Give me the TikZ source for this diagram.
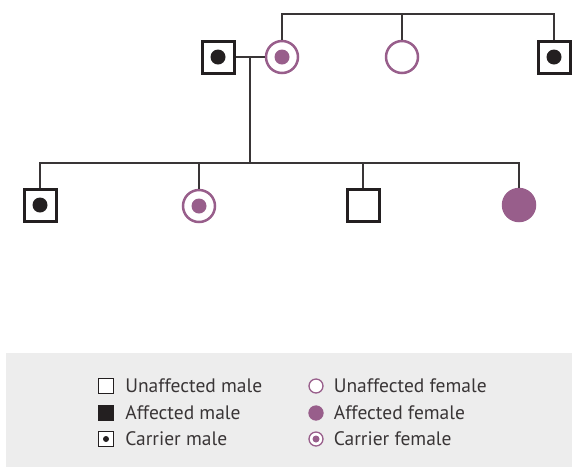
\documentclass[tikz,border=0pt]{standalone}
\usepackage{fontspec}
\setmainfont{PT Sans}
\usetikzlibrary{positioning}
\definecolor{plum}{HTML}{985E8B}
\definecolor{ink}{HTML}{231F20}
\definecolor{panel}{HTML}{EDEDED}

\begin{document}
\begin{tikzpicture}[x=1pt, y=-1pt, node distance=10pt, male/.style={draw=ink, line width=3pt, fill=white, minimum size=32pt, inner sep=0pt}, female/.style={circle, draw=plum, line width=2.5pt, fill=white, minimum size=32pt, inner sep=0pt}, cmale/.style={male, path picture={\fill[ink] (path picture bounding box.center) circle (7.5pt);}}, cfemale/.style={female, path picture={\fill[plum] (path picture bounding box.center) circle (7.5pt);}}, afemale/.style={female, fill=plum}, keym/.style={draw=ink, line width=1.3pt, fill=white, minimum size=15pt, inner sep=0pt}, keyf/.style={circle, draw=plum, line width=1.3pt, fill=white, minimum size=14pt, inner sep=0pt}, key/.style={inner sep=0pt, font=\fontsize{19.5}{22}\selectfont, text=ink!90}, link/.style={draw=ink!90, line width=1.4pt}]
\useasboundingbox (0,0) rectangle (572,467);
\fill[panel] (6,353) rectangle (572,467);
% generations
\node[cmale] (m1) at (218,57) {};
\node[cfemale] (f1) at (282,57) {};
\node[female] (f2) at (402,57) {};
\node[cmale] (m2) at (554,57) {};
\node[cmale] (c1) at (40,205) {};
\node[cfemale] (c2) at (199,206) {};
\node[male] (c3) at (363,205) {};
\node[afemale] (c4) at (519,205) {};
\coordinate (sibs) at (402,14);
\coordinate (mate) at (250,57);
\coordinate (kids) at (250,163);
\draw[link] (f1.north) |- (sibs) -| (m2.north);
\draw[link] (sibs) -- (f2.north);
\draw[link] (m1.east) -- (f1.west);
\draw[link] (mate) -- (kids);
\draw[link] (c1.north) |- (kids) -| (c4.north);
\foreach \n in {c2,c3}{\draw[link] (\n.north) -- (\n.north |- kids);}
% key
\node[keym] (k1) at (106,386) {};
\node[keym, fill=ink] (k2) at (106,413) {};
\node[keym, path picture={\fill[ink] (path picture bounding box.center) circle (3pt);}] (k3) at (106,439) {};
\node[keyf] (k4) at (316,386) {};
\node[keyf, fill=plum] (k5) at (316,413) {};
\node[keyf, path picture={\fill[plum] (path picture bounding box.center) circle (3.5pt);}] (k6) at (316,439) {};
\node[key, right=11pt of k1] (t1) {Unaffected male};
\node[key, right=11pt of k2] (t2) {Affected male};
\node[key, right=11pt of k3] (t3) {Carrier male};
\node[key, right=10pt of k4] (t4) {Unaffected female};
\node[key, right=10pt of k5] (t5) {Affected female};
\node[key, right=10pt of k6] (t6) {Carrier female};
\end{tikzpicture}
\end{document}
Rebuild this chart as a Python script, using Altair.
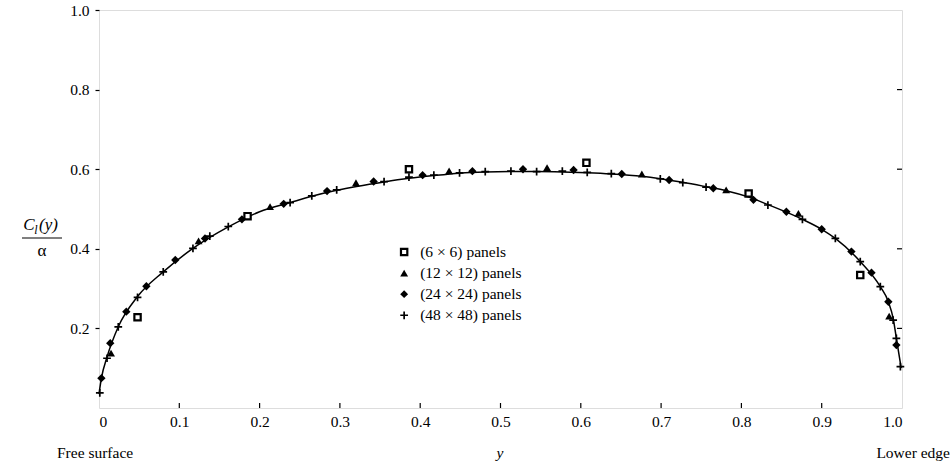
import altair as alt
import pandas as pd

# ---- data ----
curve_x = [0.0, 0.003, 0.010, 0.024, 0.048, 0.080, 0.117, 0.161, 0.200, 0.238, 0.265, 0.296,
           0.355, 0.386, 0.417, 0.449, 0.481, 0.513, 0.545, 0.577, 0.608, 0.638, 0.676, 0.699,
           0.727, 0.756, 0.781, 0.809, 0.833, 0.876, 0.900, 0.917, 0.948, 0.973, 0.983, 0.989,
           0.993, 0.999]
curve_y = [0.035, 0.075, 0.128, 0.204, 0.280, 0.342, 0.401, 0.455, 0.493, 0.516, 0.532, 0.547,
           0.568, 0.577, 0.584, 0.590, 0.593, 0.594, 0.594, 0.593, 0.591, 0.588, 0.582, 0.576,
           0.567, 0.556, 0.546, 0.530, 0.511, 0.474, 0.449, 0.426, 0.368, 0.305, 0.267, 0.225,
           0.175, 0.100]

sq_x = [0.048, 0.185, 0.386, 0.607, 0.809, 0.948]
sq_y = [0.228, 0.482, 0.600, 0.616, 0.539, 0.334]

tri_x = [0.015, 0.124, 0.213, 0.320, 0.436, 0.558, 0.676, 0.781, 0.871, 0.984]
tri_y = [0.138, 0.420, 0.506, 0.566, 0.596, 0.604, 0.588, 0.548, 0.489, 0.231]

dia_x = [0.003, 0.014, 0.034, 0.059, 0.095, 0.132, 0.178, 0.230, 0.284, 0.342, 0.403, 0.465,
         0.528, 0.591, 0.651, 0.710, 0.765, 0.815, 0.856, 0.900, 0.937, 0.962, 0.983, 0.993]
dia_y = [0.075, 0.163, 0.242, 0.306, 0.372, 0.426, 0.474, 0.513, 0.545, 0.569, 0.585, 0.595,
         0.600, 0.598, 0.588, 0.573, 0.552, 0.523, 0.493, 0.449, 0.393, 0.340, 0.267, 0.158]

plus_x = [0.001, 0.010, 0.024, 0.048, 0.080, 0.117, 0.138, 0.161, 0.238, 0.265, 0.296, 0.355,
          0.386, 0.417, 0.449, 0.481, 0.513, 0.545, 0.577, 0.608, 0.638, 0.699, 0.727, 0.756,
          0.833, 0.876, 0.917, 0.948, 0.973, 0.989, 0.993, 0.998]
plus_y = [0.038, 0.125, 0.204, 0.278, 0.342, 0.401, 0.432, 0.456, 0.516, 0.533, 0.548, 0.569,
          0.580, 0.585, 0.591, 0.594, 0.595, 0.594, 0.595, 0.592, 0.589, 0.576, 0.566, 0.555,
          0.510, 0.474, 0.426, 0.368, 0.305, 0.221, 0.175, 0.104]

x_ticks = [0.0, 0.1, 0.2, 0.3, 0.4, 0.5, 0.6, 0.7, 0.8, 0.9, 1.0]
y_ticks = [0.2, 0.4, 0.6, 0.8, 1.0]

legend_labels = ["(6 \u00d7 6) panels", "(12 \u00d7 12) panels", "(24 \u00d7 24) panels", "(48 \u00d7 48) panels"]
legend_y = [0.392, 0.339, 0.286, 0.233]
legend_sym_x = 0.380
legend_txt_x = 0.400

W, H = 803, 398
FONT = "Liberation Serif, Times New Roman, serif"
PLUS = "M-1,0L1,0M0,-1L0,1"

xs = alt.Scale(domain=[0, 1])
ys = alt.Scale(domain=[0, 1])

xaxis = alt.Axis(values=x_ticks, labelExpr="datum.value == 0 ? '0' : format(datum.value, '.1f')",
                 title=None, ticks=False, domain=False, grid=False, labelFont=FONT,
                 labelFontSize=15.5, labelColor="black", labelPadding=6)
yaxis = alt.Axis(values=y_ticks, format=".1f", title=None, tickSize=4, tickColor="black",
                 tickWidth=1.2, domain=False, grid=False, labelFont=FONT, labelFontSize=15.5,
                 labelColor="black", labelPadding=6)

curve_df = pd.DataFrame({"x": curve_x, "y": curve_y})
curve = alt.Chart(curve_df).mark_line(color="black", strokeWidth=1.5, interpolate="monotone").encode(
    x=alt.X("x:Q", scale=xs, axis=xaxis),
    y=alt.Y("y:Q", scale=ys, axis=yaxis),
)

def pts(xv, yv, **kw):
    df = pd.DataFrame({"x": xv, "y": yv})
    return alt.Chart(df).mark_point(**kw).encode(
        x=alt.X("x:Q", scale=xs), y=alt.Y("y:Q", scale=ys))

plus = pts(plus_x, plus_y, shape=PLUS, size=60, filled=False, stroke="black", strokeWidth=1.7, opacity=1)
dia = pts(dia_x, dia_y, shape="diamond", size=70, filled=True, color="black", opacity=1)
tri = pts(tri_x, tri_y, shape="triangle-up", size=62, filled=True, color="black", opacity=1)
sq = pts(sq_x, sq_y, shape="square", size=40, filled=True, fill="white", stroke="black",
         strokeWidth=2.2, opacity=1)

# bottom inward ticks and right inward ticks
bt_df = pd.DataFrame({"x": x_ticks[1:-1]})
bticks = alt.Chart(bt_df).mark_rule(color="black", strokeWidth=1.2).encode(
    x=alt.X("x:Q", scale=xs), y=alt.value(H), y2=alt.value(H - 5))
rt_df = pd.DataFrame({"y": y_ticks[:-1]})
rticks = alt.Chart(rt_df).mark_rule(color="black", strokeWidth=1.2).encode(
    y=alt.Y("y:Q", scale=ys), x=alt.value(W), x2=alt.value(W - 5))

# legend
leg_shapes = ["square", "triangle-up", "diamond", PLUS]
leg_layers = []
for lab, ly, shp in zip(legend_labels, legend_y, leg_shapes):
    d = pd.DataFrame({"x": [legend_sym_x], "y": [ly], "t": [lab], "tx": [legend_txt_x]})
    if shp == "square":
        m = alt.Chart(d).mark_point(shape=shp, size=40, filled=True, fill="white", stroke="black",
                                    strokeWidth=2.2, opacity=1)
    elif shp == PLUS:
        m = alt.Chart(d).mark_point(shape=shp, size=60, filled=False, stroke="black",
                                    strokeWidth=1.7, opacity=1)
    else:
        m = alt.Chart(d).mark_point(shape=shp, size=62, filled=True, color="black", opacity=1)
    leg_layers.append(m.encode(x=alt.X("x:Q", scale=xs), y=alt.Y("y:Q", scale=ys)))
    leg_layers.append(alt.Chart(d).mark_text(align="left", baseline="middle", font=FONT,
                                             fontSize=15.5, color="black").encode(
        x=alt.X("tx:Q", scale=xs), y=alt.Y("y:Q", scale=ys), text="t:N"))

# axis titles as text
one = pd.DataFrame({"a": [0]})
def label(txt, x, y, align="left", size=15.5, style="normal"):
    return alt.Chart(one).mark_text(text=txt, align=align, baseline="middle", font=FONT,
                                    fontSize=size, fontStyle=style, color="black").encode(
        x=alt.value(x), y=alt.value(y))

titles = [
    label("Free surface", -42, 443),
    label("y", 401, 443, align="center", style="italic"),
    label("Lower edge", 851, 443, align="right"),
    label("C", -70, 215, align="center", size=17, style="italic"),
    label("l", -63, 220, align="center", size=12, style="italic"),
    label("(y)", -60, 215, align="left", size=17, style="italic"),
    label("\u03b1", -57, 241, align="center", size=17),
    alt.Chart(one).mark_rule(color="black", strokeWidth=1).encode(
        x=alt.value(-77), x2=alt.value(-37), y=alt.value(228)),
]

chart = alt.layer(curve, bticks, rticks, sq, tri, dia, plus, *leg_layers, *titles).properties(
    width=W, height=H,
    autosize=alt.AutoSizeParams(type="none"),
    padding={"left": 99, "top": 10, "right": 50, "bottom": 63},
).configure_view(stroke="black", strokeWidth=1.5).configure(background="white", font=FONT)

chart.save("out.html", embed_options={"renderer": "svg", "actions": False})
========================================================================
*SET TASK*
Start at the line with "Rebuild this chart", stop at the line with "legend_txt_x = 0.400", both lines included, and repeat that span exactly without its pictures.

*OUTPUT FOR THIS TASK*
Rebuild this chart as a Python script, using Altair.
import altair as alt
import pandas as pd

# ---- data ----
curve_x = [0.0, 0.003, 0.010, 0.024, 0.048, 0.080, 0.117, 0.161, 0.200, 0.238, 0.265, 0.296,
           0.355, 0.386, 0.417, 0.449, 0.481, 0.513, 0.545, 0.577, 0.608, 0.638, 0.676, 0.699,
           0.727, 0.756, 0.781, 0.809, 0.833, 0.876, 0.900, 0.917, 0.948, 0.973, 0.983, 0.989,
           0.993, 0.999]
curve_y = [0.035, 0.075, 0.128, 0.204, 0.280, 0.342, 0.401, 0.455, 0.493, 0.516, 0.532, 0.547,
           0.568, 0.577, 0.584, 0.590, 0.593, 0.594, 0.594, 0.593, 0.591, 0.588, 0.582, 0.576,
           0.567, 0.556, 0.546, 0.530, 0.511, 0.474, 0.449, 0.426, 0.368, 0.305, 0.267, 0.225,
           0.175, 0.100]

sq_x = [0.048, 0.185, 0.386, 0.607, 0.809, 0.948]
sq_y = [0.228, 0.482, 0.600, 0.616, 0.539, 0.334]

tri_x = [0.015, 0.124, 0.213, 0.320, 0.436, 0.558, 0.676, 0.781, 0.871, 0.984]
tri_y = [0.138, 0.420, 0.506, 0.566, 0.596, 0.604, 0.588, 0.548, 0.489, 0.231]

dia_x = [0.003, 0.014, 0.034, 0.059, 0.095, 0.132, 0.178, 0.230, 0.284, 0.342, 0.403, 0.465,
         0.528, 0.591, 0.651, 0.710, 0.765, 0.815, 0.856, 0.900, 0.937, 0.962, 0.983, 0.993]
dia_y = [0.075, 0.163, 0.242, 0.306, 0.372, 0.426, 0.474, 0.513, 0.545, 0.569, 0.585, 0.595,
         0.600, 0.598, 0.588, 0.573, 0.552, 0.523, 0.493, 0.449, 0.393, 0.340, 0.267, 0.158]

plus_x = [0.001, 0.010, 0.024, 0.048, 0.080, 0.117, 0.138, 0.161, 0.238, 0.265, 0.296, 0.355,
          0.386, 0.417, 0.449, 0.481, 0.513, 0.545, 0.577, 0.608, 0.638, 0.699, 0.727, 0.756,
          0.833, 0.876, 0.917, 0.948, 0.973, 0.989, 0.993, 0.998]
plus_y = [0.038, 0.125, 0.204, 0.278, 0.342, 0.401, 0.432, 0.456, 0.516, 0.533, 0.548, 0.569,
          0.580, 0.585, 0.591, 0.594, 0.595, 0.594, 0.595, 0.592, 0.589, 0.576, 0.566, 0.555,
          0.510, 0.474, 0.426, 0.368, 0.305, 0.221, 0.175, 0.104]

x_ticks = [0.0, 0.1, 0.2, 0.3, 0.4, 0.5, 0.6, 0.7, 0.8, 0.9, 1.0]
y_ticks = [0.2, 0.4, 0.6, 0.8, 1.0]

legend_labels = ["(6 \u00d7 6) panels", "(12 \u00d7 12) panels", "(24 \u00d7 24) panels", "(48 \u00d7 48) panels"]
legend_y = [0.392, 0.339, 0.286, 0.233]
legend_sym_x = 0.380
legend_txt_x = 0.400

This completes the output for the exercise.